The long knife made a whisking sound as it passed over the diamond block. Then she refined its edge on the steel rod — zing, zing, zing.

West of Babylon

IRAQ, THURSDAY, APRIL 23

April in Iraq is normally dry and blue, but a cool front had moved down from the north, bringing an overcast sky. The United Nations Special Commission Biological Weapons Inspection Team Number 247 — UNSCOM 247, it was called — was traveling along a narrow paved highway at the edge of the desert to the west of the Euphrates River, with its headlights on, moving slowly. The convoy consisted of a dozen four-wheel-drive vehicles. They were painted white, and they displayed large black letters, 'U.N.,' stenciled on their doors. The vehicles were plastered with gluelike dust.

The convoy arrived at a crossroads and slowed to a crawl. All the vehicles' turn signals went on at the same time, blinking to the right. Vehicle by vehicle, the UNSCOM 247 convoy turned to the northeast. Its destination was the Habbaniyah Air Base, near the Euphrates River, where a United Nations transport aircraft waited to fly the inspectors out of the country to Bahrain. There they would split up and go their separate ways.

A white Nissan Pathfinder 4 × 4 in the middle of the convoy slowed when it came to the crossroads. Its right turn signal came on, like the others. Then, suddenly, with a roar and a whipping whirl of tires, the Nissan broke out of line. It swung left onto a ribbon of cracked tar heading west, and departed at high speed into the desert.

A hard voice broke over the radio: 'Snap inspection!'

It was the voice of Commander Mark Littleberry, M.D., U.S. Navy (Retired). Littleberry was in his sixties. He was a tough-looking man ('the indestructible Littleberry,' his colleagues called him), but his age showed in the gold-rimmed half-glasses perched on his nose and in the silver at his temples. Littleberry worked as a paid consultant to various U.S. government agencies, most especially to the Navy. He had top security clearances. Through his Navy connections, he had been appointed an UNSCOM biological-weapons inspector. Now he was sitting in the passenger seat of the breakaway Nissan, with a military map of Iraq draped across his knees. He was holding a small electronic screen in his hands.
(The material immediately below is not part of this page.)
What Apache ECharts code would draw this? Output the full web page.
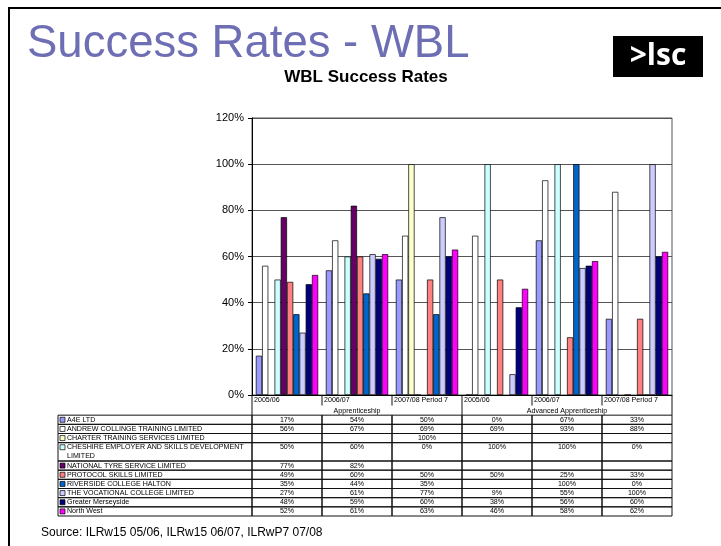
<!DOCTYPE html>
<html>
<head>
<meta charset="utf-8">
<script src="https://cdn.jsdelivr.net/npm/echarts@6/dist/echarts.min.js"></script>
<style>html,body{margin:0;padding:0;background:#fff}#c{width:721px;height:546px}</style>
</head>
<body>
<div id="c"></div>
<script>
// ---- data ----
const categories = ['2005/06', '2006/07', '2007/08 Period 7', '2005/06', '2006/07', '2007/08 Period 7'];
const groupNames = ['Apprenticeship', 'Advanced Apprenticeship'];
const groupSpans = [[0, 2], [3, 5]];
const seriesNames = [
  'A4E LTD',
  'ANDREW COLLINGE TRAINING LIMITED',
  'CHARTER TRAINING SERVICES LIMITED',
  'CHESHIRE EMPLOYER AND SKILLS DEVELOPMENT\nLIMITED',
  'NATIONAL TYRE SERVICE LIMITED',
  'PROTOCOL SKILLS LIMITED',
  'RIVERSIDE COLLEGE HALTON',
  'THE VOCATIONAL COLLEGE LIMITED',
  'Greater Merseyside',
  'North West'
];
const a4e        = [17, 54, 50, 0, 67, 33];
const andrew     = [56, 67, 69, 69, 93, 88];
const charter    = [null, null, 100, null, null, null];
const cheshire   = [50, 60, 0, 100, 100, 0];
const nts        = [77, 82, null, null, null, null];
const protocol   = [49, 60, 50, 50, 25, 33];
const riverside  = [35, 44, 35, null, 100, 0];
const vocational = [27, 61, 77, 9, 55, 100];
const merseyside = [48, 59, 60, 38, 56, 60];
const northWest  = [52, 61, 63, 46, 58, 62];
const seriesValues = [a4e, andrew, charter, cheshire, nts, protocol, riverside, vocational, merseyside, northWest];
const yMin = 0, yMax = 120, yStep = 20;

// ---- styles ----
const colors = ['#9999FF', '#FFFFFF', '#FFFFCC', '#CCFFFF', '#660066', '#FF8080', '#0066CC', '#CCCCFF', '#000080', '#FF00FF'];
const FONT = 'Liberation Sans, Arial, sans-serif';
const rowHeights = [1, 1, 1, 2, 1, 1, 1, 1, 1, 1];
const rowStart = [];
(function(){ let s = 0; rowHeights.forEach(h => { rowStart.push(s); s += h; }); })();
const legendColWidth = 194;
const tableFont = 7.1;
const lineCol = '#111';

const chart = echarts.init(document.getElementById('c'), null, {renderer: 'canvas'});

const barSeries = seriesNames.map((n, i) => ({
  type: 'bar',
  name: n,
  data: seriesValues[i],
  xAxisIndex: 0, yAxisIndex: 0,
  barGap: '0%',
  barCategoryGap: '11%',
  itemStyle: {color: colors[i], borderColor: '#000', borderWidth: 0.7},
  emphasis: {disabled: true}
}));

// cells
const cellData = [];
seriesValues.forEach((vals, r) => vals.forEach((v, c) => cellData.push([c, r, v == null ? '' : v + '%'])));

function unitY(api, v) { return api.coord([0, v])[1]; }

const cellSeries = {
  type: 'custom', xAxisIndex: 1, yAxisIndex: 1, silent: true,
  data: cellData,
  encode: {x: 0, y: 1},
  renderItem: function (params, api) {
    const c = api.value(0), r = api.value(1);
    const txt = cellData[params.dataIndex][2];
    const w = api.size([1, 0])[0];
    const xc = api.coord([c, 0])[0];
    const y0 = unitY(api, rowStart[r]);
    const y1 = unitY(api, rowStart[r] + rowHeights[r]);
    const u = unitY(api, 1) - unitY(api, 0);
    return {type: 'group', children: [
      {type: 'rect', shape: {x: xc - w / 2, y: y0, width: w, height: y1 - y0}, style: {fill: 'none', stroke: lineCol, lineWidth: 1}},
      {type: 'text', style: {text: txt, x: xc, y: y0 + u / 2, align: 'center', verticalAlign: 'middle', fontSize: tableFont, fontFamily: FONT, fill: '#000'}}
    ]};
  }
};

const legendData = seriesNames.map((n, r) => [0, r]);
const legendSeries = {
  type: 'custom', xAxisIndex: 1, yAxisIndex: 1, silent: true,
  data: legendData,
  encode: {x: 0, y: 1},
  renderItem: function (params, api) {
    const r = params.dataIndex;
    const cs = params.coordSys;
    const x0 = cs.x - legendColWidth;
    const y0 = unitY(api, rowStart[r]);
    const y1 = unitY(api, rowStart[r] + rowHeights[r]);
    const u = unitY(api, 1) - unitY(api, 0);
    const lines = seriesNames[r].split('\n');
    const children = [
      {type: 'rect', shape: {x: x0, y: y0, width: legendColWidth, height: y1 - y0}, style: {fill: 'none', stroke: lineCol, lineWidth: 1}},
      {type: 'rect', shape: {x: x0 + 2, y: y0 + u / 2 - 2.5, width: 5, height: 5}, style: {fill: colors[r], stroke: '#000', lineWidth: 0.7}}
    ];
    lines.forEach((ln, k) => children.push({type: 'text', style: {text: ln, x: x0 + 9, y: y0 + u / 2 + k * u, align: 'left', verticalAlign: 'middle', fontSize: tableFont, fontFamily: FONT, fill: '#000'}}));
    return {type: 'group', children: children};
  }
};

const headerData = categories.map((c, i) => [i, 0]);
const headerSeries = {
  type: 'custom', xAxisIndex: 1, yAxisIndex: 1, silent: true,
  data: headerData,
  encode: {x: 0, y: 1},
  renderItem: function (params, api) {
    const i = params.dataIndex;
    const w = api.size([1, 0])[0];
    const xc = api.coord([i, 0])[0];
    const top = params.coordSys.y;
    const yLab = unitY(api, -1.6);
    const yShort = unitY(api, -1.05);
    const yFull = unitY(api, 0);
    const isGroupStart = groupSpans.some(s => s[0] === i);
    const children = [
      {type: 'line', shape: {x1: xc - w / 2, y1: top, x2: xc - w / 2, y2: isGroupStart ? yFull : yShort}, style: {stroke: lineCol, lineWidth: 1}},
      {type: 'text', style: {text: categories[i], x: xc - w / 2 + 2, y: yLab, align: 'left', verticalAlign: 'middle', fontSize: tableFont, fontFamily: FONT, fill: '#000'}}
    ];
    if (i === categories.length - 1) {
      children.push({type: 'line', shape: {x1: xc + w / 2, y1: top, x2: xc + w / 2, y2: yFull}, style: {stroke: lineCol, lineWidth: 1}});
    }
    return {type: 'group', children: children};
  }
};

const groupData = groupNames.map((g, i) => [groupSpans[i][0], 0]);
const groupSeries = {
  type: 'custom', xAxisIndex: 1, yAxisIndex: 1, silent: true,
  data: groupData,
  encode: {x: 0, y: 1},
  renderItem: function (params, api) {
    const i = params.dataIndex;
    const span = groupSpans[i];
    const xa = api.coord([span[0], 0])[0];
    const xb = api.coord([span[1], 0])[0];
    const y = unitY(api, -0.5);
    return {type: 'text', style: {text: groupNames[i], x: (xa + xb) / 2, y: y, align: 'center', verticalAlign: 'middle', fontSize: tableFont, fontFamily: FONT, fill: '#000'}};
  }
};

const option = {
  animation: false,
  backgroundColor: '#fff',
  grid: [
    {left: 252, right: 49, top: 118, bottom: 151, show: true, borderColor: '#555', borderWidth: 1, backgroundColor: 'transparent'},
    {left: 252, right: 49, top: 395, bottom: 30}
  ],
  xAxis: [
    {type: 'category', data: categories, gridIndex: 0, axisLine: {lineStyle: {color: '#000', width: 1}}, axisTick: {show: false}, axisLabel: {show: false}, splitLine: {show: false}},
    {type: 'category', data: categories, gridIndex: 1, show: false}
  ],
  yAxis: [
    {type: 'value', gridIndex: 0, min: yMin, max: yMax, interval: yStep,
      axisLine: {show: true, lineStyle: {color: '#000', width: 1}},
      axisTick: {show: true, length: 4, lineStyle: {color: '#000'}},
      axisLabel: {formatter: '{value}%', fontSize: 11, color: '#000', fontFamily: FONT, margin: 8},
      splitLine: {show: true, lineStyle: {color: '#555', width: 1}}},
    {type: 'value', gridIndex: 1, min: -2.2, max: 11, inverse: true, show: false}
  ],
  series: barSeries.concat([cellSeries, legendSeries, headerSeries, groupSeries]),
  graphic: [
    {type: 'line', shape: {x1: 9, y1: 8, x2: 9, y2: 546}, style: {stroke: '#000', lineWidth: 2}},
    {type: 'line', shape: {x1: 8, y1: 8, x2: 721, y2: 8}, style: {stroke: '#000', lineWidth: 2}},
    {type: 'text', x: 27, y: 44, style: {text: 'Success Rates - WBL', fontSize: 45.5, fontFamily: FONT, fill: '#6E6EB4', verticalAlign: 'middle'}},
    {type: 'text', x: 366, y: 77, style: {text: 'WBL Success Rates', fontSize: 17, fontWeight: 'bold', fontFamily: FONT, fill: '#000', align: 'center', verticalAlign: 'middle'}},
    {type: 'rect', shape: {x: 613, y: 36, width: 90, height: 41}, style: {fill: '#000'}},
    {type: 'text', x: 658, y: 56, style: {text: '>lsc', fontSize: 30, fontWeight: 'bold', fontFamily: 'Open Sans, DejaVu Sans, sans-serif', fill: '#fff', align: 'center', verticalAlign: 'middle'}},
    {type: 'text', x: 41, y: 533, style: {text: 'Source: ILRw15 05/06, ILRw15 06/07, ILRwP7 07/08', fontSize: 12, fontFamily: FONT, fill: '#000', verticalAlign: 'middle'}}
  ]
};
chart.setOption(option);
</script>
</body>
</html>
The Iraqi minders had been traveling behind the UNSCOM convoy in a rattletrap column of vehicles — beatup Toyota pickup trucks, smoking dysfunctional Renaults, hubcapless Chevrolets, and a black Mercedes-Benz sedan with tinted windows and shiny mag wheels. Most of these vehicles had been seized in Kuwait by Iraq during the Gulf War, and they had seen constant use by the Iraqi government in the years afterward. Some of the cars had been cannibalized from junk parts, and they had body panels of differing colors.

When the Nissan broke away and Mark Littleberry's words 'snap inspection' crackled over the radio, it created confusion among the Iraqi minders. Their vehicles came to a grinding halt, and they started yelling into hand-held radios. They were reporting the breakaway to their superiors at the National Monitoring Center in Baghdad, which is the Iraqi intelligence office that supplies minders to U.N. weapons-inspection teams. There was a pause. The minders were waiting for orders, since no minder who valued his life would do anything without orders.